**** STORED DATA

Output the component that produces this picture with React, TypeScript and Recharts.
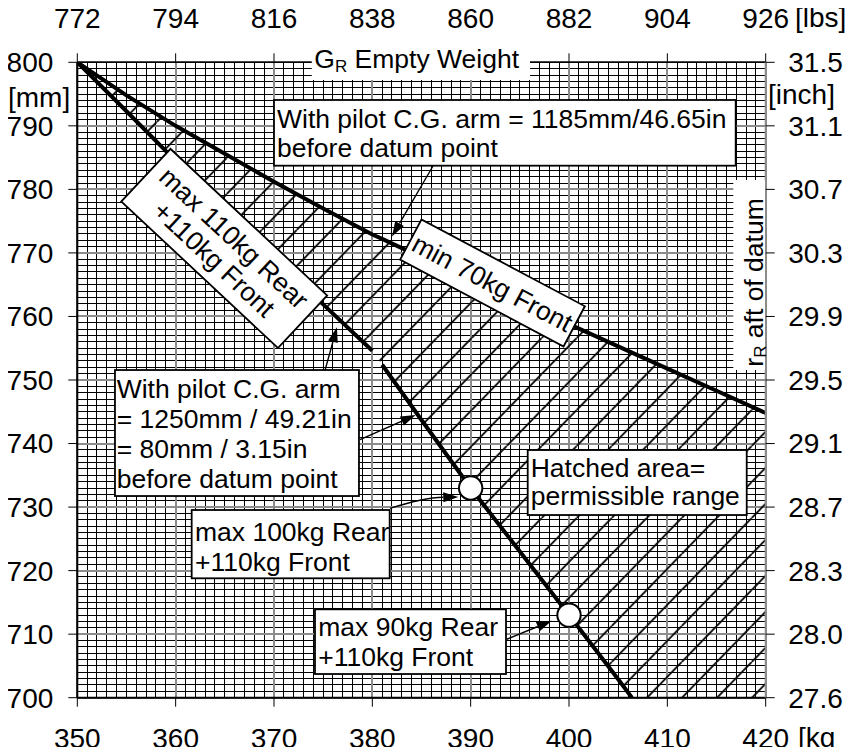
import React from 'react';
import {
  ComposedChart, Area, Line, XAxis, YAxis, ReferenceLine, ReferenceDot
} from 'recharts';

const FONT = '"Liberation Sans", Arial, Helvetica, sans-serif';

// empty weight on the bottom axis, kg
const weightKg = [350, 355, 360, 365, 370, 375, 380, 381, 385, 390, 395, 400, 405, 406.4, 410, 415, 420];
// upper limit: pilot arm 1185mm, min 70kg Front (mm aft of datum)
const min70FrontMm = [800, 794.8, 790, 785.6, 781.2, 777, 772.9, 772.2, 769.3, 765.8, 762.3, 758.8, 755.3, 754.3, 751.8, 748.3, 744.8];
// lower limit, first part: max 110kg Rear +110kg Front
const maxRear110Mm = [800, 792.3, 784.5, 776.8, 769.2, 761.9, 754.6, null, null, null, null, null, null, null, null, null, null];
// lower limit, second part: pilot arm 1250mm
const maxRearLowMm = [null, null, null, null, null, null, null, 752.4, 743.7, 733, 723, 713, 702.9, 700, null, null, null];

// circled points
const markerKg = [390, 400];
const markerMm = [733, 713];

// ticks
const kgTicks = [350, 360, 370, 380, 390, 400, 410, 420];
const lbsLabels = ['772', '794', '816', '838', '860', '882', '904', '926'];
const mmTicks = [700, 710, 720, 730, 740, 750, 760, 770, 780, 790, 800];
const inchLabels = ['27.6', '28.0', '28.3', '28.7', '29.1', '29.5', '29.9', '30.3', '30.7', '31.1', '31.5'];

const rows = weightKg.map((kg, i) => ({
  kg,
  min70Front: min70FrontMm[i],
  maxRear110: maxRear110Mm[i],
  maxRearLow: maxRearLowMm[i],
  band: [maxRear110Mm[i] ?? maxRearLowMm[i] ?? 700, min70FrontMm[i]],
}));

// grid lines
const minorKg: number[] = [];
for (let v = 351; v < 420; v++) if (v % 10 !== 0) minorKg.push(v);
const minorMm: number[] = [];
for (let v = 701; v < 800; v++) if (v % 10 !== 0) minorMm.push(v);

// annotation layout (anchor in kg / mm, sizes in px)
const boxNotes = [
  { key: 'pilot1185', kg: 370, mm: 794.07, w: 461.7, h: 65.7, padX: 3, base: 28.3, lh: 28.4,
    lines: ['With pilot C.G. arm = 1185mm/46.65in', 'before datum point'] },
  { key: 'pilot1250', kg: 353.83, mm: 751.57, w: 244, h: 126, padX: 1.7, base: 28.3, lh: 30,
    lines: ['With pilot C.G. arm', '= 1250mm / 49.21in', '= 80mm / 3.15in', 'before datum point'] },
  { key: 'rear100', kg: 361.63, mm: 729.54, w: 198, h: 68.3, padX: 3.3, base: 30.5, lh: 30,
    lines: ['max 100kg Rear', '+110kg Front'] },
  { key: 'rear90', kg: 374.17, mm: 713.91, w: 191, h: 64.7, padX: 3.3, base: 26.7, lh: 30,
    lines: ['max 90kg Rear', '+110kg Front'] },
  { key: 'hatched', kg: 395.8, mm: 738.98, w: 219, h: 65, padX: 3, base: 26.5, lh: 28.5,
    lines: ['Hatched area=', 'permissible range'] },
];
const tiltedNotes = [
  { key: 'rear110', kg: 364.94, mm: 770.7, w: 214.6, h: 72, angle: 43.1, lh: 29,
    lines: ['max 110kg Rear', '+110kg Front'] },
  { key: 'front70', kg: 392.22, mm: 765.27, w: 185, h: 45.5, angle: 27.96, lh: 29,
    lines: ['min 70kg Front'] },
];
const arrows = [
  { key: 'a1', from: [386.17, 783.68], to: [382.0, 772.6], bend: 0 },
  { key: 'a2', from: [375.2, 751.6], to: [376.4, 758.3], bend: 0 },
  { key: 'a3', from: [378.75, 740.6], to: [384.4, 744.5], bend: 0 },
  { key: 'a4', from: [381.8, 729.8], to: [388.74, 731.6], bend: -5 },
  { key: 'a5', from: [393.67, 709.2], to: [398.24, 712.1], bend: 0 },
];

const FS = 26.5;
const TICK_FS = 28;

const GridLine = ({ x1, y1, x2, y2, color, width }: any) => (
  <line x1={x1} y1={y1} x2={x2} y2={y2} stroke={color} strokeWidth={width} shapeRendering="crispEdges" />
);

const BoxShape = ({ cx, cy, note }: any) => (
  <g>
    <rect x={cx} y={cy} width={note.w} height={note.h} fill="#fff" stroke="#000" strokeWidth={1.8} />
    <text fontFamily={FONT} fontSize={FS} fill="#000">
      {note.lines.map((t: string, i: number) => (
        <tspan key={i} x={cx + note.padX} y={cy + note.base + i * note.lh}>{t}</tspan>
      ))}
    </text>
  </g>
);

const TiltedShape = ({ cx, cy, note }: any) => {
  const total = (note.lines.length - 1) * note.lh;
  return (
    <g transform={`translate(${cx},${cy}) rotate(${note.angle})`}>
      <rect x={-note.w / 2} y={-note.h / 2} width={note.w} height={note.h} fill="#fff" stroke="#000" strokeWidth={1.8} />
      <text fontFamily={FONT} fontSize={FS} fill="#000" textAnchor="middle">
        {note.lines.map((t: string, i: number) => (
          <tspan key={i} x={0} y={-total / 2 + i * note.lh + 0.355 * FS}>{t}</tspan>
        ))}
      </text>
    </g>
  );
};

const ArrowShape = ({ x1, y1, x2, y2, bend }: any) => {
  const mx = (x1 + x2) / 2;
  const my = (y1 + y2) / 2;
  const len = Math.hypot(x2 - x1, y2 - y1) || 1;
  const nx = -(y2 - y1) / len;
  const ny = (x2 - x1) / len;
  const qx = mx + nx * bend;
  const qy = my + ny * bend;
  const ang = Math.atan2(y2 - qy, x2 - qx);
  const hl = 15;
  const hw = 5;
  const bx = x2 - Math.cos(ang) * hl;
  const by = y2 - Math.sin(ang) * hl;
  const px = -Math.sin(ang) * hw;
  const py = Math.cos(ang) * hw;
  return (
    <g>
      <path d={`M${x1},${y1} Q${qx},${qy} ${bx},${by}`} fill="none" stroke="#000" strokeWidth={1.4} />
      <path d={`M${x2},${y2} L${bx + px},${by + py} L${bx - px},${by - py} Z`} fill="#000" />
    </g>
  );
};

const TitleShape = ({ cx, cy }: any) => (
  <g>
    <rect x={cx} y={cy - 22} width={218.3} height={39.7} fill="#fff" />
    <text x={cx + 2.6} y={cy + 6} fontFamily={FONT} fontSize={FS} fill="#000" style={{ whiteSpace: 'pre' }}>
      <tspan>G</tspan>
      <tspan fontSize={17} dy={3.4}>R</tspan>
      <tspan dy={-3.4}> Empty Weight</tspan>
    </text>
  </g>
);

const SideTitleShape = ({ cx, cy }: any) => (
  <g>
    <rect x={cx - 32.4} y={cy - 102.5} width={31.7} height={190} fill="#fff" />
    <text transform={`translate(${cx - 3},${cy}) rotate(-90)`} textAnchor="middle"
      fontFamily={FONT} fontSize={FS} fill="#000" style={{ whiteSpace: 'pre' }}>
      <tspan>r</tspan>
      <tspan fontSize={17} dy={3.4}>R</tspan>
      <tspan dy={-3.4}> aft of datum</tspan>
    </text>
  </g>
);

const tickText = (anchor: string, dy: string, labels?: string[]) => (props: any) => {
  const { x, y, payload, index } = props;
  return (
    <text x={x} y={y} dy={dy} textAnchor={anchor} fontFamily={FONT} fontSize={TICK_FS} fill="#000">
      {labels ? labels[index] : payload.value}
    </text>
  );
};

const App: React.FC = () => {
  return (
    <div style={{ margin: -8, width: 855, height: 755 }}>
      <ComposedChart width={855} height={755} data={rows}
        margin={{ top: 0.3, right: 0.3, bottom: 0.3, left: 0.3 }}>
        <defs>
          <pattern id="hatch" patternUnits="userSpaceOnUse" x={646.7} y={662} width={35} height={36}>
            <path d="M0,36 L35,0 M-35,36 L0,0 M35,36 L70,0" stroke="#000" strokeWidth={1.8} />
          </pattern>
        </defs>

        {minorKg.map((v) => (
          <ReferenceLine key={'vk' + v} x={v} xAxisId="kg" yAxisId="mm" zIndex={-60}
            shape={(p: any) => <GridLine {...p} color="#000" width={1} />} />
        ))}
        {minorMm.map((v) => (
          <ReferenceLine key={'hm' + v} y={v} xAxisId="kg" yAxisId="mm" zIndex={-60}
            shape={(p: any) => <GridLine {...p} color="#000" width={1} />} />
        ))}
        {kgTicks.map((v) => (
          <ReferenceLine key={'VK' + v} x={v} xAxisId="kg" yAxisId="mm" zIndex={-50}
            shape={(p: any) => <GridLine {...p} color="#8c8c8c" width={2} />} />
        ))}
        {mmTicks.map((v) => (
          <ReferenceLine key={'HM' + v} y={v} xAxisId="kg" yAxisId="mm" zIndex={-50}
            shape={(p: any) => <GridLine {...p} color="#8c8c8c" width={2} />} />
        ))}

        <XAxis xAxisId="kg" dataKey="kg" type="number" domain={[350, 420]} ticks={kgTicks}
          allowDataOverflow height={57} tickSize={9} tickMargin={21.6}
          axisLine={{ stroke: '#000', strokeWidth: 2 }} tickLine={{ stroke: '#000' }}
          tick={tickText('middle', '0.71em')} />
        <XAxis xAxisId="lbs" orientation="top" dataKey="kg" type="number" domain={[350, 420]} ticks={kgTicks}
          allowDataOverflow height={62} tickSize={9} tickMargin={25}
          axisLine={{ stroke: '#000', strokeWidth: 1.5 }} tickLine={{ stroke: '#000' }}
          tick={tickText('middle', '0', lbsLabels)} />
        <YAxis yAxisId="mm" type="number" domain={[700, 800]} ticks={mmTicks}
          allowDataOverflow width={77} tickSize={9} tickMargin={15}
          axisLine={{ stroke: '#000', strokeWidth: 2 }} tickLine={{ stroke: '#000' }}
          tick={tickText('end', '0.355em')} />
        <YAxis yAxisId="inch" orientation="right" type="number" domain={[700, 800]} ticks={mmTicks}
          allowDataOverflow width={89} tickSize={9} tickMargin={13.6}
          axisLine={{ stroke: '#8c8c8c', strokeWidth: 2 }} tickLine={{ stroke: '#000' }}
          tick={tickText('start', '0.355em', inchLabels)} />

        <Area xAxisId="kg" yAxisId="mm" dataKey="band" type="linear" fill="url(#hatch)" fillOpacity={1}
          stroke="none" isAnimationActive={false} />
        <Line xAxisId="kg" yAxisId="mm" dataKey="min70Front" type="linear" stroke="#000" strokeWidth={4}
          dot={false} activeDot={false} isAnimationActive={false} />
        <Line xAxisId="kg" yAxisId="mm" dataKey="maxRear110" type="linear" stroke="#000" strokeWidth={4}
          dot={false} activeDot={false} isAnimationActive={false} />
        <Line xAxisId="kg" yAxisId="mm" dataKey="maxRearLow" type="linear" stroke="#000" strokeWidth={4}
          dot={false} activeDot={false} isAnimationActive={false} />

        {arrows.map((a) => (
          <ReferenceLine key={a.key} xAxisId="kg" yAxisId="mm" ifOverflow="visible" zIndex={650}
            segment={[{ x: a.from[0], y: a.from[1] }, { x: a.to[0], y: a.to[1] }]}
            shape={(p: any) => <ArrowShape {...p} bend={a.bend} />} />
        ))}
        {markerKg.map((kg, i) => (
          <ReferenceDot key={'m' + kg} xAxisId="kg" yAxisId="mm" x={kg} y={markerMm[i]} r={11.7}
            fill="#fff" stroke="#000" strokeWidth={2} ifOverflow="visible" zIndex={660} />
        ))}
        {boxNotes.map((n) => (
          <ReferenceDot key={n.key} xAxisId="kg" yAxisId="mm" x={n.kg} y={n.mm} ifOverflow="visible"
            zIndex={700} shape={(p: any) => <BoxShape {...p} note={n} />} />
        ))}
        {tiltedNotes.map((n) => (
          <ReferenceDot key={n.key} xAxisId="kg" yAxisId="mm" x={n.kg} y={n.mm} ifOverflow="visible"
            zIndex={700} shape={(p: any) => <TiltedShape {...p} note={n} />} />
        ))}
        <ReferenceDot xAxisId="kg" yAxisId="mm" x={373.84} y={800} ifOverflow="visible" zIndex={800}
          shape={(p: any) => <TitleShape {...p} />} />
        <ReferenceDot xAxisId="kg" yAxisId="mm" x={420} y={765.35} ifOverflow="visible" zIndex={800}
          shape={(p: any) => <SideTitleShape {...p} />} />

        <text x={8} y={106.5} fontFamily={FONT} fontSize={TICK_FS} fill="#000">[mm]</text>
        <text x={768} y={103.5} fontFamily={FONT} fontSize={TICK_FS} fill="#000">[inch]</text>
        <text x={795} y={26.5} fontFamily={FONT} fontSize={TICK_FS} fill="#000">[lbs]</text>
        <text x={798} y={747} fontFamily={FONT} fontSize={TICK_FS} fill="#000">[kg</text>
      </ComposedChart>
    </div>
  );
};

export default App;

********

Show every line from the listing above in which the string "React" appears.

* _SOLUTION FOR THIS PROBLEM_:
Output the component that produces this picture with React, TypeScript and Recharts.
import React from 'react';
const App: React.FC = () => {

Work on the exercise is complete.